Suprising that their identityHash needs to change for Spur but not to
go to 64-bit..

Wait, I thought one of the benefits of 64-bit was to finally increase
that small identityHash?

Levente Uzonyi-2

Re: [Pharo-dev] [squeak-dev] Spur Identity Hash [was: The Trunk: System-cmm.689.mcz]

On Fri, 14 Nov 2014, Chris Muller wrote:

>>> Anyway, something to be aware of -- anywhere we have true, false or
>>> nil used in a hash calculation, now has a different hash in Spur vs.
>>> Cog.

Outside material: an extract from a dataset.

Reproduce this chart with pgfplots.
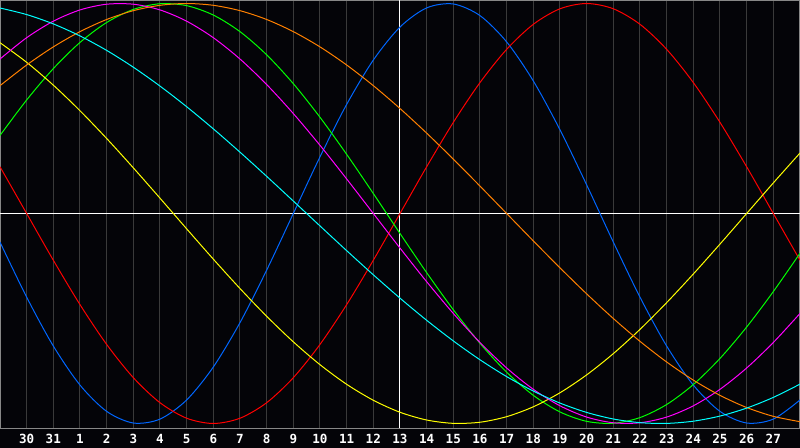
\documentclass[border=0pt]{standalone}
\usepackage{pgfplots}
\pgfplotsset{compat=1.18}
\usepackage{pgfplotstable}
\usepackage{fontspec}
\newfontfamily\labfont{DejaVu Sans Mono}
\definecolor{bg}{RGB}{4,4,8}
\definecolor{gridc}{RGB}{58,58,58}
\definecolor{framec}{RGB}{135,135,135}
\definecolor{cblue}{RGB}{0,102,255}
\definecolor{cred}{RGB}{255,0,0}
\definecolor{cyellow}{RGB}{255,255,0}
\definecolor{cgreen}{RGB}{0,255,0}
\definecolor{cmagenta}{RGB}{255,0,255}
\definecolor{corange}{RGB}{255,128,0}
\definecolor{ccyan}{RGB}{0,255,255}
\pgfplotstableread{
t red blue yellow green magenta orange cyan
0 0.2225 -0.1362 0.8134 0.3717 0.7357 0.6088 0.9786
1 0 -0.3984 0.7199 0.5406 0.8372 0.7071 0.9473
2 -0.2225 -0.6311 0.6112 0.6901 0.9158 0.7934 0.9028
3 -0.4339 -0.8170 0.4894 0.8146 0.9694 0.8660 0.8456
4 -0.6235 -0.9423 0.3572 0.9096 0.9966 0.9239 0.7767
5 -0.7818 -0.9977 0.2174 0.9718 0.9966 0.9659 0.6966
6 -0.9010 -0.9791 0.0730 0.9989 0.9694 0.9914 0.6068
7 -0.9749 -0.8879 -0.0730 0.9898 0.9158 1 0.5085
8 -1 -0.7308 -0.2174 0.9450 0.8372 0.9914 0.4031
9 -0.9749 -0.5196 -0.3572 0.8660 0.7357 0.9659 0.2920
10 -0.9010 -0.2698 -0.4894 0.7557 0.6142 0.9239 0.1769
11 -0.7818 0 -0.6112 0.6182 0.4759 0.8660 0.0592
12 -0.6235 0.2698 -0.7199 0.4582 0.3247 0.7934 -0.0592
13 -0.4339 0.5196 -0.8134 0.2817 0.1646 0.7071 -0.1769
14 -0.2225 0.7308 -0.8894 0.0951 0 0.6088 -0.2920
15 0 0.8879 -0.9465 -0.0951 -0.1646 0.5 -0.4031
16 0.2225 0.9791 -0.9834 -0.2817 -0.3247 0.3827 -0.5085
17 0.4339 0.9977 -0.9993 -0.4582 -0.4759 0.2588 -0.6068
18 0.6235 0.9423 -0.9940 -0.6182 -0.6142 0.1305 -0.6966
19 0.7818 0.8170 -0.9675 -0.7557 -0.7357 0 -0.7767
20 0.9010 0.6311 -0.9204 -0.8660 -0.8372 -0.1305 -0.8456
21 0.9749 0.3984 -0.8536 -0.9450 -0.9158 -0.2588 -0.9028
22 1 0.1362 -0.7685 -0.9898 -0.9694 -0.3827 -0.9473
23 0.9749 -0.1362 -0.6673 -0.9989 -0.9966 -0.5 -0.9786
24 0.9010 -0.3984 -0.5517 -0.9718 -0.9966 -0.6088 -0.9960
25 0.7818 -0.6311 -0.4244 -0.9096 -0.9694 -0.7071 -0.9996
26 0.6235 -0.8170 -0.2881 -0.8146 -0.9158 -0.7934 -0.9890
27 0.4339 -0.9423 -0.1456 -0.6901 -0.8372 -0.8660 -0.9646
28 0.2225 -0.9977 0 -0.5406 -0.7357 -0.9239 -0.9267
29 0 -0.9791 0.1456 -0.3717 -0.6142 -0.9659 -0.8757
30 -0.2225 -0.8879 0.2881 -0.1893 -0.4759 -0.9914 -0.8126
}\bio
\begin{document}
\begin{tikzpicture}
\fill[bg] (0,-9.75pt) rectangle (400pt,214.25pt);
\begin{axis}[
  scale only axis, width=400pt, height=214.25pt,
  xmin=0, xmax=30, ymin=-1.0238, ymax=1.0167,
  axis line style={framec, line width=0.75pt},
  xtick={1,...,29},
  xticklabels={30,31,1,2,3,4,5,6,7,8,9,10,11,12,13,14,15,16,17,18,19,20,21,22,23,24,25,26,27},
  ytick=\empty,
  major tick length=0pt,
  xmajorgrids,
  grid style={gridc, line width=0.5pt},
  xticklabel style={font=\labfont\bfseries\fontsize{6.3}{7}\selectfont, text=white, anchor=center, yshift=-5.4pt},
  every axis plot/.append style={line width=0.5pt, smooth, no markers},
]
\draw[white, line width=0.5pt] (axis cs:15,-1.0238) -- (axis cs:15,1.0167);
\draw[white, line width=0.5pt] (axis cs:0,0) -- (axis cs:30,0);
\addplot[cblue] table[x=t, y=blue] {\bio};
\addplot[cred] table[x=t, y=red] {\bio};
\addplot[cgreen] table[x=t, y=green] {\bio};
\addplot[cyellow] table[x=t, y=yellow] {\bio};
\addplot[cmagenta] table[x=t, y=magenta] {\bio};
\addplot[corange] table[x=t, y=orange] {\bio};
\addplot[ccyan] table[x=t, y=cyan] {\bio};
\end{axis}
\pgfresetboundingbox
\path (0,-9.75pt) rectangle (400pt,214.25pt);
\end{tikzpicture}
\end{document}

Maybe we should think about separating those objects' logical
>>> "value" hash from their identityHash in trunk..? That could be useful
>>> when we move to 64-bit someday..
>>
>> Remember that Spur has a common header format for both 32-bit and 64-bit
>> versions, so in both there is a 22-bit identityHash and hence the
>> identityHashes of all objects in a 64-bit Spur image bootstrapped from a
>> 32-bit Spur image will be _unchanged_. Convenient. So no need to worry.
>> And it should be the case that a freshly bootstrapped 64-bit Spur image does
>> not need to be rehashed to function properly.
>
> Suprising that their identityHash needs to change for Spur but not to
> go to 64-bit..
>
> Wait, I thought one of the benefits of 64-bit was to finally increase
> that small identityHash?

22 is already a lot more than the current 12. Current hashed collections
should give excellent performance up to 4 million elements with a 22-bit
identity hash. Insertion and lookup performance should be good up to 60
million elements, and removal performance should be good up to 20 million.
And you'll still be able to use hashed collections optimized for large
sizes[1][2] if you want to store more objects.

Levente

[1] http://leves.web.elte.hu/LargeIdentityDictionary/
[2] http://leves.web.elte.hu/LargeIdentityDictionary/LargeIdentityDictionary2.png

P.S.: With a primitive I suggested long ago, the blue line on the picture
(#at:) could be as flat as the red (#includesKey:).